Why are disability benefits numbers rising and what can we do about it?

A recent discussion around a new report from the Resolution Foundation explores the rise in economic inactivity due to long-term sickness and disability and what we can do about it.

Woman leaning against a wall looks out into the distance thoughtfully. She is wearing a green top

 

A new report published by the Resolution Foundation think tank last week highlights the need for policymakers to place the recent rise in economic inactivity due to health and disability issues in a broader context amid the wider issues affecting the public sector. 

The report also counsels against further cuts and simple reforms, which tend to shift the pressure around the system. Decisions need to be taken carefully so as not to throw people into further insecurity and poverty, it states, while noting that real-terms spending on working-age incapacity benefits increased by a third over the past decade (2013-14 to 2022-23), and disability benefits by 89 per cent. This rise is forecast to accelerate over the next six years. 

The context

In the discussion that followed the publication of the report, Professor Paul Gregg, a Senior Research Fellow in Labour Markets at the LSE, set the context for recent rises in economic inactivity due to long term health issues and disability. The economic inactivity caseload has risen by 800,000 people since Covid, he said, after 20 years when numbers had been falling. Part of the reason for the pre-Covid fall is women being more likely to be in work, with stay at home mums and carers being a big factor in economic inactivity figures in the past. Male employment, however, has been falling while female employment has risen.

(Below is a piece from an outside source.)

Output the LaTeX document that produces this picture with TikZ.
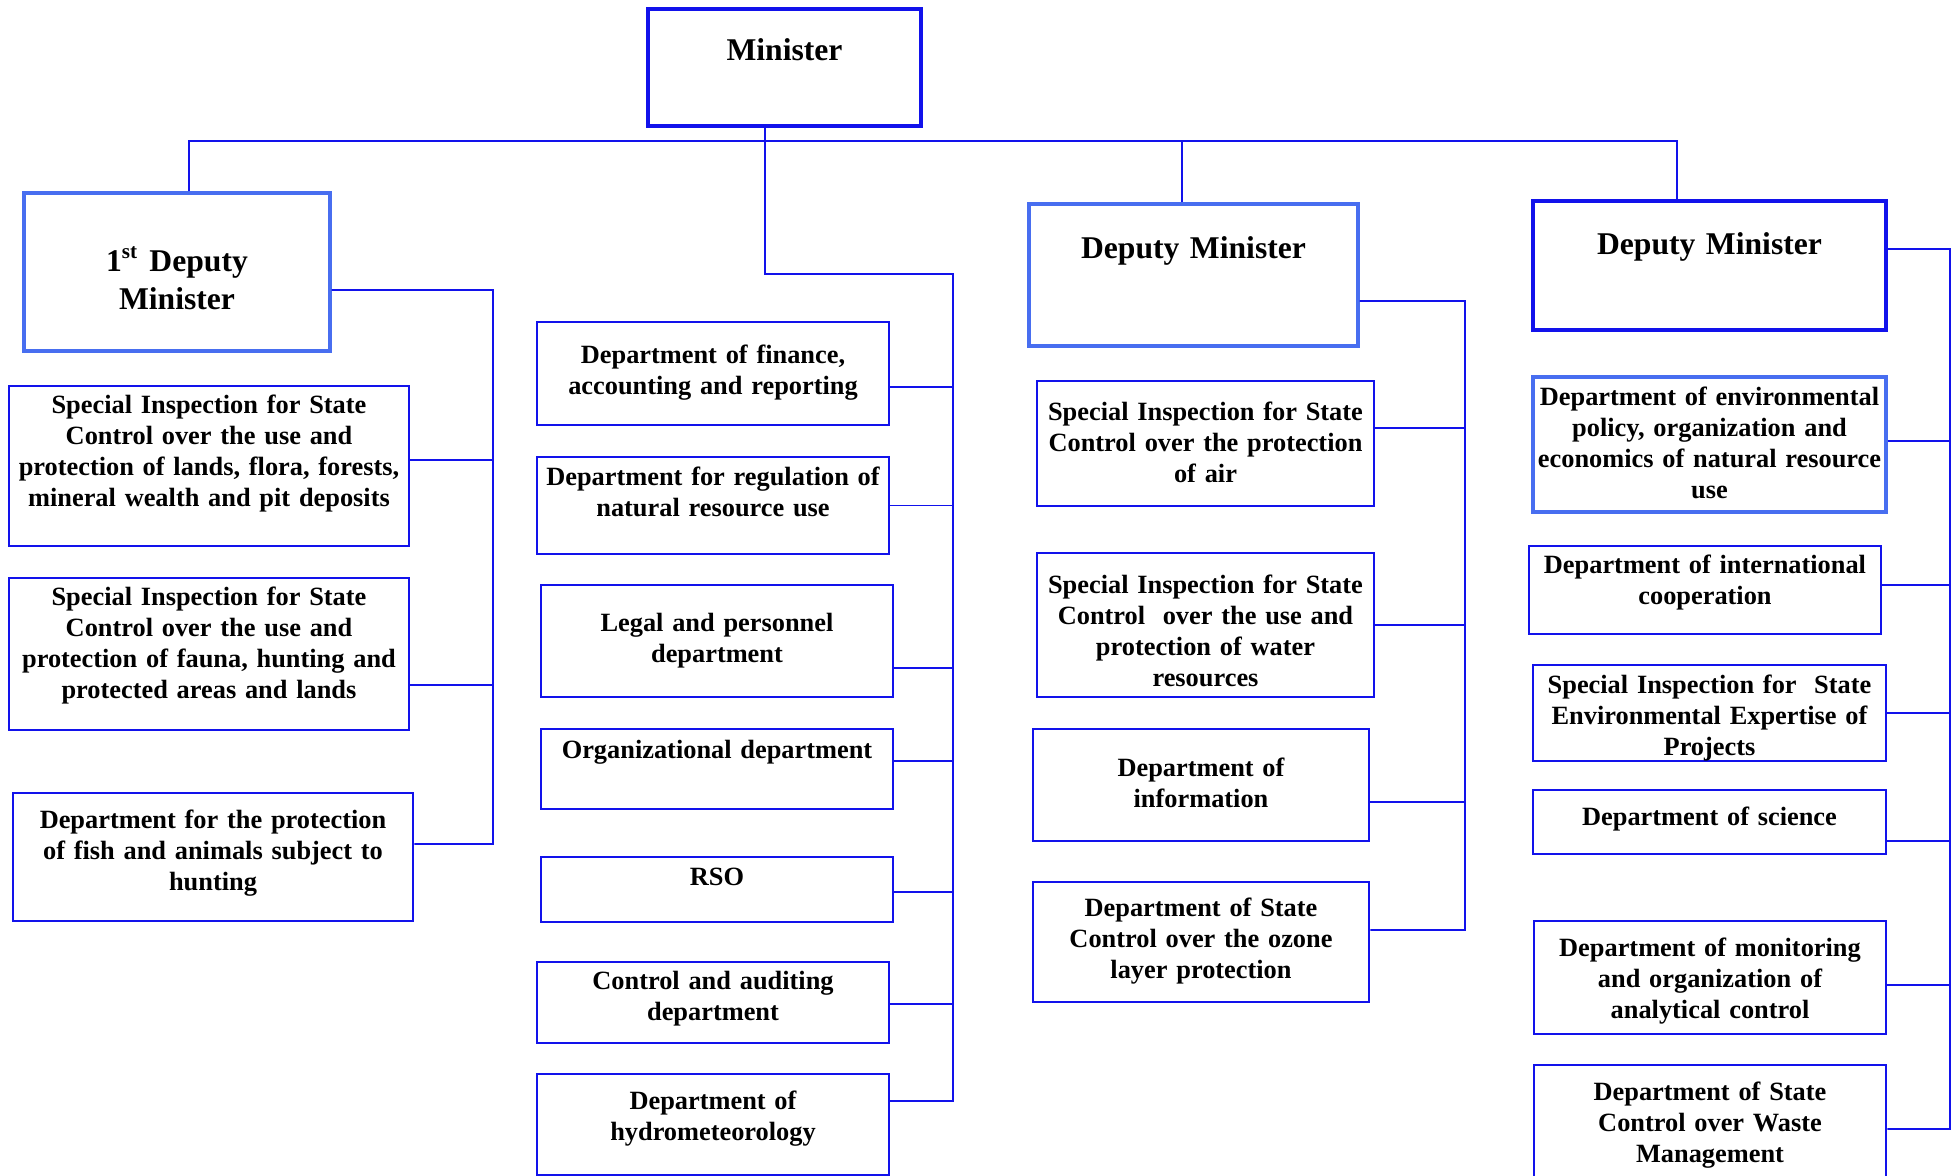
\documentclass[tikz,border=0pt]{standalone}
\usepackage{fontspec}
\setmainfont{Liberation Serif}
\definecolor{orgblue}{RGB}{18,18,235}
\definecolor{paleblue}{RGB}{72,110,240}
\tikzset{
	box/.style={draw=orgblue, line width=0.75pt, inner xsep=0.03cm, inner ysep=0pt, align=center, anchor=base, font=\fontsize{7.5}{8.8}\selectfont\bfseries},
	headbox/.style={box, font=\fontsize{9}{10.8}\selectfont\bfseries},
	pale/.style={draw=paleblue, line width=0.9pt},
	heavy/.style={line width=1.2pt},
	dims/.style n args={3}{text width=#1cm, text height=#2cm, text depth=#3cm},
	link/.style={draw=orgblue, line width=0.55pt}
}
\begin{document}
\begin{tikzpicture}
		\useasboundingbox (0,0) rectangle (19.59,-11.76);
		
		\node[headbox, heavy, dims={2.67}{0.52}{0.65}] (minister) at (7.845,-0.61) {Minister};
		
		\node[headbox, pale, dims={3.00}{0.79}{0.79}] (dep1) at (1.77,-2.72) {1\textsuperscript{st} Deputy\\Minister};
		\node[headbox, pale, dims={3.23}{0.55}{0.87}] (dm1) at (11.935,-2.59) {Deputy Minister};
		\node[headbox, line width=1.0pt, dims={3.47}{0.54}{0.75}] (dm2) at (17.095,-2.55) {Deputy Minister};
		
		\node[box, dims={3.94}{0.28}{1.32}] (land) at (2.09,-4.14) {Special Inspection for State\\Control over the use and\\protection of lands, flora, forests,\\mineral wealth and pit deposits};
		\node[box, dims={3.94}{0.28}{1.24}] (fauna) at (2.09,-6.06) {Special Inspection for State\\Control over the use and\\protection of fauna, hunting and\\protected areas and lands};
		\node[box, dims={3.94}{0.36}{0.92}] (fish) at (2.13,-8.29) {Department for the protection\\of fish and animals subject to\\hunting};
		
		\node[box, dims={3.46}{0.42}{0.61}] (fin) at (7.13,-3.64) {Department of finance,\\accounting and reporting};
		\node[box, dims={3.46}{0.29}{0.68}] (reg) at (7.13,-4.86) {Department for regulation of\\natural resource use};
		\node[box, dims={3.46}{0.47}{0.65}] (legal) at (7.17,-6.32) {Legal and personnel\\department};
		\node[box, dims={3.46}{0.30}{0.50}] (org) at (7.17,-7.59) {Organizational department};
		\node[box, dims={3.46}{0.29}{0.36}] (rso) at (7.17,-8.86) {RSO};
		\node[box, dims={3.46}{0.28}{0.53}] (ctrl) at (7.13,-9.90) {Control and auditing\\department};
		\node[box, dims={3.46}{0.36}{0.65}] (hydro) at (7.13,-11.10) {Department of\\hydrometeorology};
		
		\node[box, dims={3.31}{0.40}{0.85}] (air) at (12.055,-4.21) {Special Inspection for State\\Control over the protection\\of air};
		\node[box, dims={3.31}{0.41}{1.03}] (water) at (12.055,-5.94) {Special Inspection for State\\Control~ over the use and\\protection of water\\resources};
		\node[box, dims={3.30}{0.48}{0.64}] (info) at (12.01,-7.77) {Department of\\information};
		\node[box, dims={3.30}{0.35}{0.85}] (ozone) at (12.01,-9.17) {Department of State\\Control over the ozone\\layer protection};
		
		\node[box, pale, dims={3.47}{0.29}{1.06}] (env) at (17.095,-4.06) {Department of environmental\\policy, organization and\\economics of natural resource\\use};
		\node[box, dims={3.46}{0.28}{0.60}] (intl) at (17.05,-5.74) {Department of international\\cooperation};
		\node[box, dims={3.47}{0.29}{0.67}] (expert) at (17.095,-6.94) {Special Inspection for~ State\\Environmental Expertise of\\Projects};
		\node[box, dims={3.47}{0.36}{0.28}] (sci) at (17.095,-8.26) {Department of science};
		\node[box, dims={3.46}{0.36}{0.77}] (monit) at (17.10,-9.57) {Department of monitoring\\and organization of\\analytical control};
		\node[box, dims={3.46}{0.36}{0.81}] (waste) at (17.10,-11.01) {Department of State\\Control over Waste\\Management};
		
		\coordinate (bl) at (1.89,-1.41);
		\coordinate (bm) at (11.82,-1.41);
		\coordinate (br) at (16.77,-1.41);
		\coordinate (hook) at (7.65,-2.74);
		\coordinate (sp1) at (4.93,-2.90);
		\coordinate (sp2) at (9.53,-2.74);
		\coordinate (sp3) at (14.65,-3.01);
		\coordinate (sp4) at (19.50,-2.49);
		
		\draw[link] (dep1.north -| bl) -- (bl) -- (br) -- (dm2.north -| br);
		\draw[link] (bm) -- (dm1.north -| bm);
		
		\draw[link] ([yshift=-1.8mm]dep1.east) -- (sp1) |- ([yshift=1.3mm]fish.east);
		\draw[link] ([yshift=0.6mm]land.east) -| (sp1);
		\draw[link] ([yshift=-3.1mm]fauna.east) -| (sp1);
		
		\draw[link] (minister.south -| hook) -- (hook) -- (sp2) |- ([yshift=2.35mm]hydro.east);
		\draw[link] ([yshift=-1.35mm]fin.east) -| (sp2);
		\draw[link] (reg.east) -| (sp2);
		\draw[link] ([yshift=-2.7mm]legal.east) -| (sp2);
		\draw[link] ([yshift=0.8mm]org.east) -| (sp2);
		\draw[link] ([yshift=-0.25mm]rso.east) -| (sp2);
		\draw[link] ([yshift=-0.15mm]ctrl.east) -| (sp2);
		
		\draw[link] ([yshift=-2.6mm]dm1.east) -- (sp3) |- ([yshift=1.2mm]ozone.east);
		\draw[link] ([yshift=1.55mm]air.east) -| (sp3);
		\draw[link] (water.east) -| (sp3);
		\draw[link] ([yshift=-1.7mm]info.east) -| (sp3);
		
		\draw[link] ([yshift=1.65mm]dm2.east) -- (sp4) |- ([yshift=-0.55mm]waste.east);
		\draw[link] ([yshift=0.35mm]env.east) -| (sp4);
		\draw[link] ([yshift=0.5mm]intl.east) -| (sp4);
		\draw[link] (expert.east) -| (sp4);
		\draw[link] ([yshift=-1.9mm]sci.east) -| (sp4);
		\draw[link] ([yshift=-0.75mm]monit.east) -| (sp4);
\end{tikzpicture}
\end{document}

One longer-term problem Professor Gregg highlighted is the intensification of work which makes it difficult for people with health challenges to stay in work. Alongside this is the rise of benefits conditionality. The latter has led to people moving away from unemployment-related benefits to health-related ones. He added that the fall in economic inactivity numbers due to increasing incapacity issues in the 1980s was probably not because those people found new jobs. It is more likely they simply aged out of the system or died.

Professor Gregg said that after two years of being out of work and on capacity-related benefits, it is unlikely anyone will get back in. He therefore sees a ‘window’ to get people back to work or stop them falling out of the workplace of 18 months before they might leave to two years after they have left. “That is where policy has to focus,” he said.

Working mums

He advised policymakers and employers to look at what had worked with other marginalised groups, such as mums who had taken a career break to look after their children and had struggled to get back to work, particularly at the level where they left off. He called for sick leave to be treated more like maternity leave, including a longer period of both paid and unpaid leave so that people affected could stay in employment longer, with guarantees they could return to their job and not have to look for another, which would likely be on a significantly lower grade and lower pay.

This would create “an intermediate space” where employers still had links and empathy for the employee and could work with them to stop them from falling out of work. Both employees and employers should be incentivised to keep connected to the workplace, said Professor Gregg.

He also called for a big focus on public health, such as tackling diabetes, diabetes and mental health, and called for policy interventions to address them, such as a sugar tax, the money from which could be reinvested into, for instance, mental health treatment.

He added that economic inactivity for health reasons affects more than just the individual who drops out of work. It also affects the employment rates of partners and others who may have to care for them.

Poverty

Other speakers spoke of the need to see, for instance, mental health in the wider context of issues such as housing and social stigma. They called for greater workplace flexibility.

Eddy Graham, Director of Advice Services at anti-poverty charity Z2K, spoke of how austerity and benefits cuts had led to more people claiming disability payments. He said many people are now in the severely disabled category who would not have been 20 years ago. Removing them from that category would not help them get into work or out of poverty.

“Austerity and the design of the benefits system has pushed more people to jump into the lifeboats available,” he said, citing changes such as the housing allowance cut, the benefits cap and the bedroom tax which have left some people living below subsistence levels. He called for a move away from a punitive approach and for more support to get people back to work.